I've been in tax practice for 40 yrs now. Sorry, but all of the above
is a complete fabrication.


I should expand a little on my explanation. IRC 183 says that any activity
that makes a profit 3 out of 5 years is presumed to be a for profit venture.
However, this rule does not determine whether the activity is for profit; it
basically is a safe haven which says that if you do this you are presumed to
be in business for a profit. This is different than years ago when it was
pretty much presumed that if you did not make a profit 3 out of 5 years then
you were not engaged in a profit-making venture.

If the activity does not make a profit 3 out of 5 years, then the IRS uses
other rules to determine whether you are engaged in a business for profit.
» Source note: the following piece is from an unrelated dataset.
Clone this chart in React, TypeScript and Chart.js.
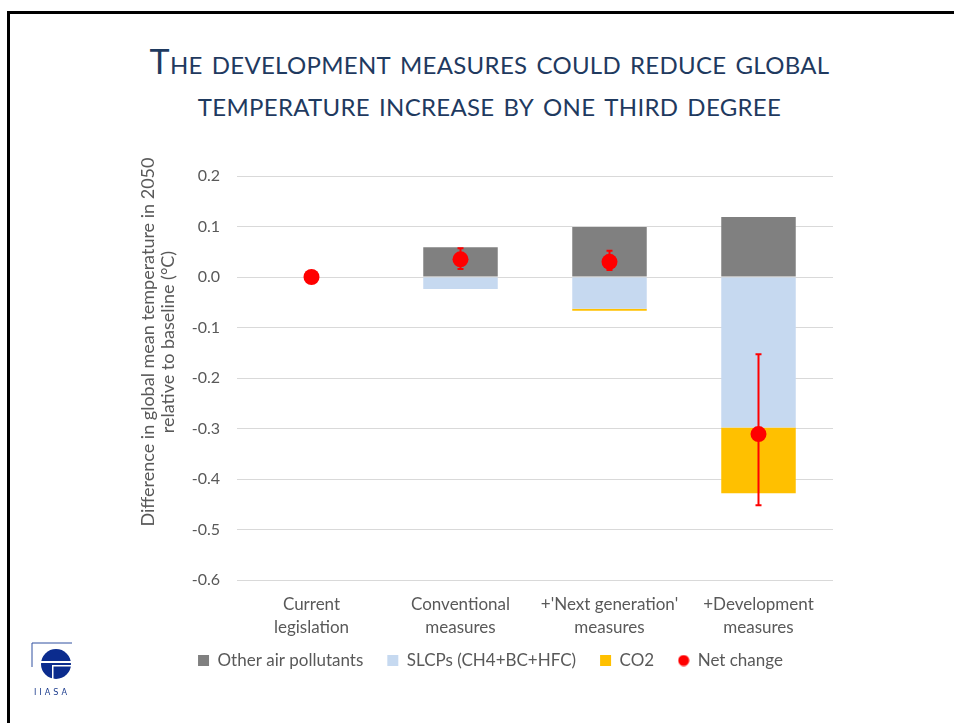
import React, { useEffect, useRef } from 'react';
import { Chart, registerables } from 'chart.js';

Chart.register(...registerables);

// ---------- data ----------
const categories: string[][] = [
  ['Current', 'legislation'],
  ['Conventional', 'measures'],
  ["+'Next generation'", 'measures'],
  ['+Development', 'measures'],
];
const otherAirPollutants: (number | null)[] = [null, 0.059, 0.099, 0.119];
const slcps: (number | null)[] = [null, -0.024, -0.063, -0.298];
const co2: (number | null)[] = [null, 0, -0.004, -0.13];
const netChange: number[] = [0, 0.035, 0.03, -0.311];
const netLow: (number | null)[] = [null, 0.016, 0.014, -0.452];
const netHigh: (number | null)[] = [null, 0.057, 0.052, -0.153];
const yMin = -0.6;
const yMax = 0.2;
const yStep = 0.1;

const seriesNames = ['Other air pollutants', 'SLCPs (CH4+BC+HFC)', 'CO2', 'Net change'];
const yTitleLines = ['Difference in global mean temperature in 2050', 'relative to baseline (°C)'];
const titleLines = ['The development measures could reduce global', 'temperature increase by one third degree'];

const FONT = 'Lato, "Open Sans", sans-serif';
const TEXT = '#595959';

const errorBarPlugin = {
  id: 'errorBars',
  afterDatasetsDraw(chart: any) {
    const meta = chart.getDatasetMeta(3);
    const ys = chart.scales.y;
    const ctx = chart.ctx;
    ctx.save();
    ctx.strokeStyle = '#FF0000';
    ctx.lineWidth = 2;
    meta.data.forEach((pt: any, i: number) => {
      const lo = netLow[i];
      const hi = netHigh[i];
      if (lo == null || hi == null) return;
      const x = pt.x;
      const y1 = ys.getPixelForValue(hi);
      const y2 = ys.getPixelForValue(lo);
      ctx.beginPath();
      ctx.moveTo(x, y1);
      ctx.lineTo(x, y2);
      ctx.moveTo(x - 3, y1);
      ctx.lineTo(x + 3, y1);
      ctx.moveTo(x - 3, y2);
      ctx.lineTo(x + 3, y2);
      ctx.stroke();
    });
    ctx.restore();
  },
};

function makeDot(): HTMLCanvasElement {
  const c = document.createElement('canvas');
  c.width = 12;
  c.height = 12;
  const g = c.getContext('2d')!;
  g.fillStyle = '#FF0000';
  g.beginPath();
  g.arc(6, 6, 5.5, 0, Math.PI * 2);
  g.fill();
  return c;
}

function ChartCanvas() {
  const ref = useRef<HTMLCanvasElement | null>(null);
  useEffect(() => {
    if (!ref.current) return;
    const dot = makeDot();
    const chart = new Chart(ref.current, {
      type: 'bar',
      data: {
        labels: categories as any,
        datasets: [
          {
            type: 'bar',
            label: seriesNames[0],
            data: otherAirPollutants as any,
            backgroundColor: '#808080',
            stack: 'bars',
            barPercentage: 0.5,
            categoryPercentage: 1,
            order: 1,
          },
          {
            type: 'bar',
            label: seriesNames[1],
            data: slcps as any,
            backgroundColor: '#C6D9F0',
            stack: 'bars',
            barPercentage: 0.5,
            categoryPercentage: 1,
            order: 1,
          },
          {
            type: 'bar',
            label: seriesNames[2],
            data: co2 as any,
            backgroundColor: '#FFC000',
            stack: 'bars',
            barPercentage: 0.5,
            categoryPercentage: 1,
            order: 1,
          },
          {
            type: 'line',
            label: seriesNames[3],
            data: netChange as any,
            showLine: false,
            pointRadius: 8,
            pointHoverRadius: 8,
            pointBackgroundColor: '#FF0000',
            pointBorderWidth: 0,
            borderColor: '#FF0000',
            backgroundColor: '#FF0000',
            stack: 'net',
            order: 0,
          } as any,
        ],
      },
      options: {
        animation: false,
        responsive: false,
        maintainAspectRatio: false,
        layout: { padding: { left: 148, right: 121, top: 36, bottom: 21 } },
        scales: {
          x: {
            stacked: true,
            offset: true,
            grid: { display: false, drawTicks: false },
            border: { display: false },
            ticks: {
              color: TEXT,
              font: { family: FONT, size: 17, lineHeight: 1.35 },
              padding: 13,
              maxRotation: 0,
              autoSkip: false,
            },
            afterFit: (s: any) => {
              s.height = 48;
              // let the two-line labels extend below the (shortened) axis box
              s._computeLabelArea = () => undefined;
            },
          },
          y: {
            stacked: true,
            min: yMin,
            max: yMax,
            grid: { color: '#D9D9D9', lineWidth: 1, drawTicks: false },
            border: { display: false },
            ticks: {
              stepSize: yStep,
              color: TEXT,
              font: { family: FONT, size: 16 },
              padding: 17,
              callback: (v: any) => Number(v).toFixed(1),
            },
            afterFit: (s: any) => {
              s.width = 89;
            },
          },
        },
        plugins: {
          tooltip: { enabled: false },
          legend: {
            position: 'bottom',
            labels: {
              color: TEXT,
              font: { family: FONT, size: 17 },
              usePointStyle: true,
              boxWidth: 11,
              boxHeight: 11,
              padding: 24,
              sort: (a: any, b: any) => a.datasetIndex - b.datasetIndex,
              generateLabels: (ch: any) => {
                const items = Chart.defaults.plugins.legend.labels.generateLabels(ch);
                items.forEach((it: any) => {
                  if (it.datasetIndex === 3) {
                    it.pointStyle = dot;
                  } else {
                    it.pointStyle = 'rect';
                    it.lineWidth = 0;
                    it.strokeStyle = 'rgba(0,0,0,0)';
                  }
                });
                return items;
              },
            },
          },
        },
      },
      plugins: [errorBarPlugin],
    });
    return () => chart.destroy();
  }, []);
  return (
    <canvas
      ref={ref}
      width={954}
      height={560}
      style={{ position: 'absolute', left: 0, top: 140, width: 954, height: 560 }}
    />
  );
}

function Logo() {
  return (
    <svg
      width={44}
      height={56}
      viewBox="0 0 44 56"
      style={{ position: 'absolute', left: 30, top: 641 }}
    >
      <line x1={2} y1={2} x2={42} y2={2} stroke="#3050A0" strokeWidth={1} />
      <line x1={2} y1={2} x2={2} y2={26} stroke="#3050A0" strokeWidth={1} />
      <circle cx={26} cy={23} r={15} fill="#0B2C8E" />
      <rect x={8} y={20} width={36} height={2} fill="#fff" />
      <rect x={22} y={24} width={22} height={1.5} fill="#fff" />
      <rect x={22} y={24} width={1.5} height={14} fill="#fff" />
      <text
        x={22}
        y={54}
        textAnchor="middle"
        fontFamily="DejaVu Sans Condensed, sans-serif"
        fontSize={9}
        letterSpacing={3}
        fill="#1A3A8C"
      >
        IIASA
      </text>
    </svg>
  );
}

export default function App() {
  return (
    <div
      style={{
        position: 'absolute',
        left: 0,
        top: 0,
        width: 954,
        height: 723,
        overflow: 'hidden',
        background: '#fff',
      }}
    >
      <div
        style={{
          position: 'absolute',
          left: 7,
          top: 11,
          width: 960,
          height: 720,
          borderLeft: '3px solid #000',
          borderTop: '3px solid #000',
        }}
      />
      {titleLines.map((t, i) => (
        <div
          key={i}
          style={{
            position: 'absolute',
            left: 0,
            width: 979,
            top: i === 0 ? 40 : 82,
            textAlign: 'center',
            fontFamily: FONT,
            fontSize: 34,
            letterSpacing: 0.3,
            lineHeight: '42px',
            fontVariant: 'small-caps',
            color: '#1F3A5F',
            whiteSpace: 'nowrap',
          }}
        >
          {t}
        </div>
      ))}
      <ChartCanvas />
      <div
        style={{
          position: 'absolute',
          left: 157 - 250,
          top: 342 - 20,
          width: 500,
          height: 40,
          transform: 'rotate(-90deg)',
          transformOrigin: '250px 20px',
          textAlign: 'center',
          fontFamily: FONT,
          fontSize: 18,
          lineHeight: '20px',
          color: TEXT,
          whiteSpace: 'nowrap',
        }}
      >
        {yTitleLines.map((l, i) => (
          <div key={i}>{l}</div>
        ))}
      </div>
      <Logo />
    </div>
  );
}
I am not sure what you are claiming is a fabrication. Are you saying that
Amazon.com and real estate tax shelters would not fail the 3 out of 5 test?
Are you suggesting that the rules for taxpayers are different on the basis
of size of the business? Are you telling me that the IRS wins in court using
the 3 out of 5 test as the sole basis for determining whether the business
is for profit? Because if you are saying these things, then what you are
saying is a complete fabrication.

It is pretty easy to dismiss a complex issue by saying it is "a complete
fabrication" without backing it up with any evidence and while using an
anonymous handle. I seriously question whether you have been in tax practice
for any time at all, let alone 40 years, or you would know better than to
make such sweeping generalizations. Unless you are an IRS auditor, of
course.

Bottom line is that if you can establish a profit motive for your business,
then the 3 out of 5 year rule (or 2 out of 7 in some cases) does not apply.